Operators like vehicle rental companies will have limited access to driver information, for example a mere “yes” or “no” to indicate whether a specific client should be allowed behind the wheel.
Ready for roll-out?
Johannesburg Metro Police Department (JMPD) director Gerrie Gerneke earlier told Moneyweb that problems with Aarto, including the reconciliation of funds to be transferred between issuing authorities and RTIA, have been resolved. He believes the system is ready for the countrywide roll-out.
City of Cape Town member of the mayoral committee JP Smith said the city will attend a meeting with the Western Cape provincial government within the next week or two to decide whether it will support the roll-out. The decision will be informed by a checklist of measures that have to be in place for a successful roll-out. He says inclusion of the demerit points system and reduced reliance on the Post Office for the service of documents are in his view deal breakers.
President of the South African Vehicle Rental and Leasing Association (Savrala) Marc Corcoran says Savrala welcomes all measures aimed at improving road safety.
It however remains concerned about the current administrative burden on members to redirect infringement notices to foreign drivers. “We believe some of the shortcomings in Aarto have been addressed and would like an updated report on those changes,” he said.
Venter and Van Niekerk are less optimistic.

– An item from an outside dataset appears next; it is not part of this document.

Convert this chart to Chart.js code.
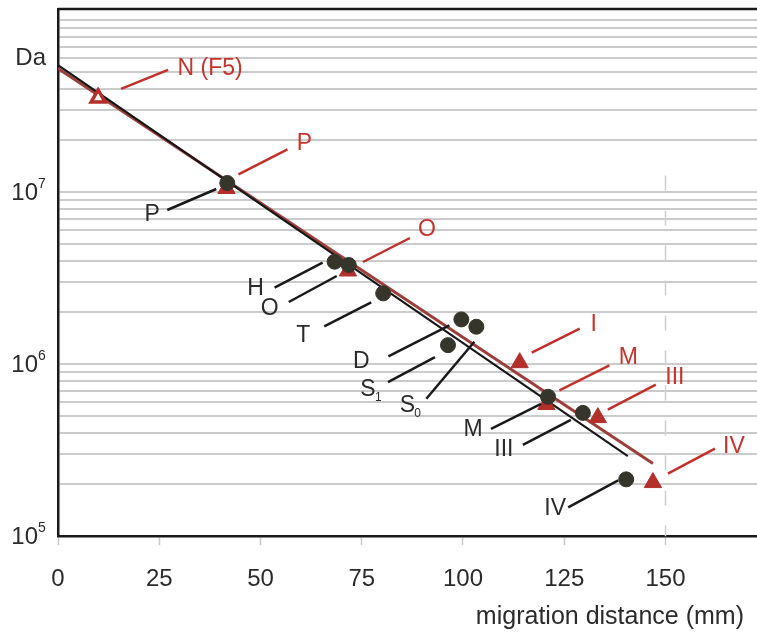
<!DOCTYPE html>
<html lang="en">
<head>
<meta charset="UTF-8">
<title>Molecular mass vs migration distance</title>
<script src="https://cdn.jsdelivr.net/npm/chart.js"></script>
<style>
  html, body { margin: 0; padding: 0; background: #fff; }
  canvas { display: block; }
</style>
</head>
<body>
<canvas id="massChart" width="757" height="633"></canvas>
<script>
// black series (filled circles)
const blackNames = ["P", "H", "O", "T", "D", "S1", "S0", "M", "III", "IV"];
const blackDist = [41.8, 68.3, 71.8, 80.3, 99.6, 96.3, 103.3, 121.0, 129.6, 140.3];
const blackMass = [1.13e7, 3.94e6, 3.77e6, 2.58e6, 1.82e6, 1.29e6, 1.65e6, 6.46e5, 5.21e5, 2.14e5];

// red series (triangles), first one is the open triangle
const redNames = ["N (F5)", "P", "O", "I", "M", "III", "IV"];
const redDist = [9.9, 41.6, 71.6, 114.0, 120.6, 133.3, 146.9];
const redMass = [3.53e7, 1.05e7, 3.48e6, 1.02e6, 5.83e5, 4.89e5, 2.05e5];

// fitted lines, start and end
const blackFitDist = [0, 140.7];
const blackFitMass = [5.47e7, 2.92e5];
const redFitDist = [0, 146.9];
const redFitMass = [5.23e7, 2.65e5];

const xTicks = [0, 25, 50, 75, 100, 125, 150];
const yDecades = [1e5, 1e6, 1e7];

// label placement in pixels from the marker: leader x1,y1,x2,y2 then text centre x,y
const blackLabelPos = [
    [-60, 27, -11, 6, -75, 32],
    [-60, 26, -12, 1, -79, 27],
    [-60, 37, -12, 11, -79, 44],
    [-59, 33, -12, 9, -80, 42],
    [-73, 37, -12, 6, -100, 42],
    [-60, 37, -13, 12, -80, 45],
    [-50, 72, -2, 15, -69, 79],
    [-57, 32, -7, 7, -75, 33],
    [-60, 32, -12, 7, -79, 37],
    [-58, 28, -8, 1, -71, 29]
];
const redLabelPos = [
    [23, -9, 70, -28, 112, -29],
    [12, -14, 61, -39, 78, -45],
    [15, -9, 62, -33, 79, -41],
    [12, -10, 60, -34, 74, -38],
    [13, -14, 63, -39, 82, -47],
    [10, -8, 58, -33, 77, -40],
    [15, -9, 62, -34, 81, -36]
];

const FONT = "'Liberation Sans', Arial, sans-serif";
const RED_TEXT = "#c8322c";
const RED_MARK = "#b3302a";
const DARK = "#2b2b2b";

// log gridlines at 1..9 x 10^n
const gridValues = [];
for (let e = 5; e <= 7; e++) {
    for (let m = 1; m <= 9; m++) gridValues.push(m * Math.pow(10, e));
}
gridValues.push(1e8);

function pts(xs, ys) {
    return xs.map((v, i) => ({ x: v, y: ys[i] }));
}

function drawName(ctx, name, cx, cy) {
    const sub = name.match(/^S(\d)$/);
    if (sub) {
        ctx.font = "23px " + FONT;
        ctx.textAlign = "center";
        ctx.fillText("S", cx, cy);
        ctx.font = "12px " + FONT;
        ctx.textAlign = "left";
        ctx.fillText(sub[1], cx + 7, cy + 8);
    } else {
        ctx.font = "23px " + FONT;
        ctx.textAlign = "center";
        ctx.fillText(name, cx, cy);
    }
}

const decor = {
    id: "decor",
    beforeDatasetsDraw(chart) {
        const { ctx, chartArea: a, scales: { x, y } } = chart;
        ctx.save();
        ctx.strokeStyle = "#cfcfcf";
        ctx.lineWidth = 1.5;
        ctx.setLineDash([15, 20]);
        const gx = Math.round(x.getPixelForValue(150)) + 0.5;
        ctx.beginPath();
        ctx.moveTo(gx, y.getPixelForValue(1.25e7));
        ctx.lineTo(gx, a.bottom);
        ctx.stroke();
        ctx.restore();
    },
    afterDatasetsDraw(chart) {
        const { ctx, chartArea: a, scales: { x, y } } = chart;
        ctx.save();

        // frame top
        ctx.strokeStyle = "#1a1a1a";
        ctx.lineWidth = 2.5;
        ctx.beginPath();
        ctx.moveTo(a.left, a.top);
        ctx.lineTo(a.right, a.top);
        ctx.stroke();

        ctx.textBaseline = "middle";
        ctx.lineCap = "butt";

        // black labels
        blackNames.forEach((name, i) => {
            const px = x.getPixelForValue(blackDist[i]);
            const py = y.getPixelForValue(blackMass[i]);
            const p = blackLabelPos[i];
            ctx.strokeStyle = "#1a1a1a";
            ctx.lineWidth = 2.5;
            ctx.beginPath();
            ctx.moveTo(px + p[0], py + p[1]);
            ctx.lineTo(px + p[2], py + p[3]);
            ctx.stroke();
            ctx.fillStyle = DARK;
            drawName(ctx, name, px + p[4], py + p[5]);
        });

        // red labels
        redNames.forEach((name, i) => {
            const px = x.getPixelForValue(redDist[i]);
            const py = y.getPixelForValue(redMass[i]);
            const p = redLabelPos[i];
            ctx.strokeStyle = "#c33029";
            ctx.lineWidth = 2.5;
            ctx.beginPath();
            ctx.moveTo(px + p[0], py + p[1]);
            ctx.lineTo(px + p[2], py + p[3]);
            ctx.stroke();
            ctx.fillStyle = RED_TEXT;
            drawName(ctx, name, px + p[4], py + p[5]);
        });

        // y decade labels 10^n
        ctx.fillStyle = DARK;
        yDecades.forEach(v => {
            const py = y.getPixelForValue(v);
            ctx.font = "24px " + FONT;
            ctx.textAlign = "right";
            ctx.fillText("10", 38, py + 1);
            ctx.font = "14px " + FONT;
            ctx.textAlign = "left";
            ctx.fillText(String(Math.round(Math.log10(v))), 38, py - 8);
        });

        // axis names
        ctx.font = "24px " + FONT;
        ctx.textAlign = "right";
        ctx.fillText("Da", 46, 58);
        ctx.font = "25px " + FONT;
        ctx.fillText("migration distance (mm)", 744, 617);
        ctx.restore();
    }
};

new Chart(document.getElementById("massChart"), {
    type: "scatter",
    data: {
        datasets: [
            {
                data: pts(blackDist, blackMass),
                backgroundColor: "#35352b",
                borderColor: "#35352b",
                borderWidth: 1,
                pointRadius: 7.5,
                order: 0
            },
            {
                data: pts(redDist, redMass),
                pointStyle: "triangle",
                backgroundColor: redNames.map((n, i) => i === 0 ? "#ffffff" : RED_MARK),
                borderColor: RED_MARK,
                borderWidth: redNames.map((n, i) => i === 0 ? 3.5 : 1),
                pointRadius: redNames.map((n, i) => i === 0 ? 8 : 10),
                order: 1
            },
            {
                data: pts(blackFitDist, blackFitMass),
                showLine: true,
                borderColor: "#161616",
                borderWidth: 2,
                pointRadius: 0,
                order: 2
            },
            {
                data: pts(redFitDist, redFitMass),
                showLine: true,
                borderColor: "#9c3f3a",
                borderWidth: 3,
                pointRadius: 0,
                order: 3
            }
        ]
    },
    options: {
        responsive: false,
        animation: false,
        layout: { autoPadding: false, padding: { left: 58, top: 9, right: 0, bottom: 19 } },
        plugins: {
            legend: { display: false },
            tooltip: { enabled: false }
        },
        scales: {
            x: {
                type: "linear",
                min: 0,
                max: 172.6,
                afterBuildTicks: axis => { axis.ticks = xTicks.map(v => ({ value: v })); },
                ticks: {
                    font: { size: 24, family: FONT },
                    color: DARK,
                    padding: 20,
                    maxRotation: 0
                },
                grid: {
                    drawOnChartArea: false,
                    drawTicks: true,
                    tickLength: 9,
                    tickColor: "#c8c8c8",
                    tickWidth: 1.5
                },
                border: { color: "#1a1a1a", width: 2.5 }
            },
            y: {
                type: "logarithmic",
                min: 1e5,
                max: 1.16e8,
                afterBuildTicks: axis => { axis.ticks = gridValues.map(v => ({ value: v })); },
                ticks: { display: false },
                grid: {
                    color: "#cbcbcb",
                    lineWidth: 2,
                    drawTicks: false
                },
                border: { color: "#1a1a1a", width: 2.5 }
            }
        }
    },
    plugins: [decor]
});
</script>
</body>
</html>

Venter says the devil is in the detail with Aarto. She says RTIA does not stick to timelines with regard to especially the redirection of infringement notices. Redirection happens when the owner of a vehicle informs RTIA that someone else was driving the vehicle at the time of the infringement and should therefore be held liable. The agency then has to cancel the initial notice and reissue it to the driver. Venter believes undue delays by the agency should be penalised.
Van Niekerk, who has won a previous court application against the JMPD regarding its failure to service Aarto notices by registered mail, has challenged RTIA now with regards to its alleged failure to process notices and redirections timeously and properly. The case will be heard in the high court in Pretoria on 8 June.